We are told that coercion will be civil war; and so is a mob civil war, till it is put down. In the present case, the only coercion called for is the protection of the public property, and the collection of the federal revenues. If it be necessary to send troops to do this, they will not be sectional, as it is the fashion nowadays to call people who insist on their own rights and the maintenance of the laws, but federal troops, representing the will and power of the whole Confederacy. A danger is always great so long as we are afraid of it; and mischief like that now gathering head in South Carolina may soon become a danger, if not swiftly dealt with. Mr. Buchanan seems altogether too wholesale a disciple of the laissez-faire doctrine, and has allowed activity in mischief the same immunity from interference which is true policy only in regard to enterprise wisely and profitably directed. He has been naturally reluctant to employ force, but has overlooked the difference between indecision and moderation, forgetting the lesson of all experience, that firmness in the beginning saves the need of force in the end, and that forcible measures applied too late may be made to seem violent ones, and thus excite a mistaken sympathy with the sufferers by their own misdoing. The feeling of the country has been unmistakably expressed in regard to Major Anderson, and that not merely because he showed prudence and courage, but because he was the first man holding a position of trust who did his duty to the nation. Public sentiment unmistakably demands that, in the case of Anarchy vs. America, the cause of the defendant shall not be suffered to go by default. The proceedings in South Carolina, parodying the sublime initiative of our own Revolution with a Declaration of Independence that hangs the franchise of human nature on the kink of a hair, and substitutes for the visionary right of all men to the pursuit of happiness the more practical privilege of some men to pursue their own negro,–these proceedings would be merely ludicrous, were it not for the danger that the men engaged in them may so far commit themselves as to find the inconsistency of a return to prudence too galling, and to prefer the safety of their pride to that of their country.

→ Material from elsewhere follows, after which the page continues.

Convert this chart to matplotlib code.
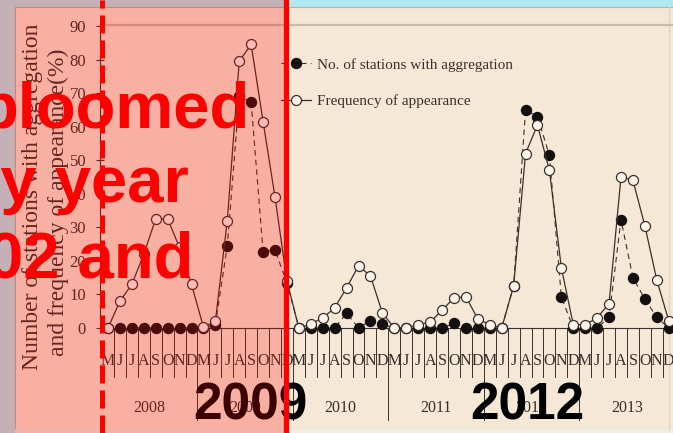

It cannot be too distinctly stated or too often repeated that the discontent of South Carolina is not one to be allayed by any concessions which the Free States can make with dignity or even safety. It is something more radical and of longer standing than distrust of the motives or probable policy of the Republican party. It is neither more nor less than a disbelief in the very principles on which our government is founded. So long as they practically retained the government of the country, and could use its power and patronage to their own advantage, the plotters were willing to wait; but the moment they lost that control, by the breaking up of the Democratic party, and saw that their chance of ever regaining it was hopeless, they declared openly the principles on which they have all along been secretly acting. Denying the constitutionality of special protection to any other species of property or branch of industry, and in 1832 threatening to break up the Union unless their theory of the Constitution in this respect were admitted, they went into the late Presidential contest with a claim for extraordinary protection to a certain kind of property already the only one endowed with special privileges and immunities. Defeated overwhelmingly before the people, they now question the right of the majority to govern, except on their terms, and threaten violence in the hope of extorting from the fears of the Free States what they failed to obtain from their conscience and settled convictions of duty. Their quarrel is not with the Republican party, but with the theory of Democracy.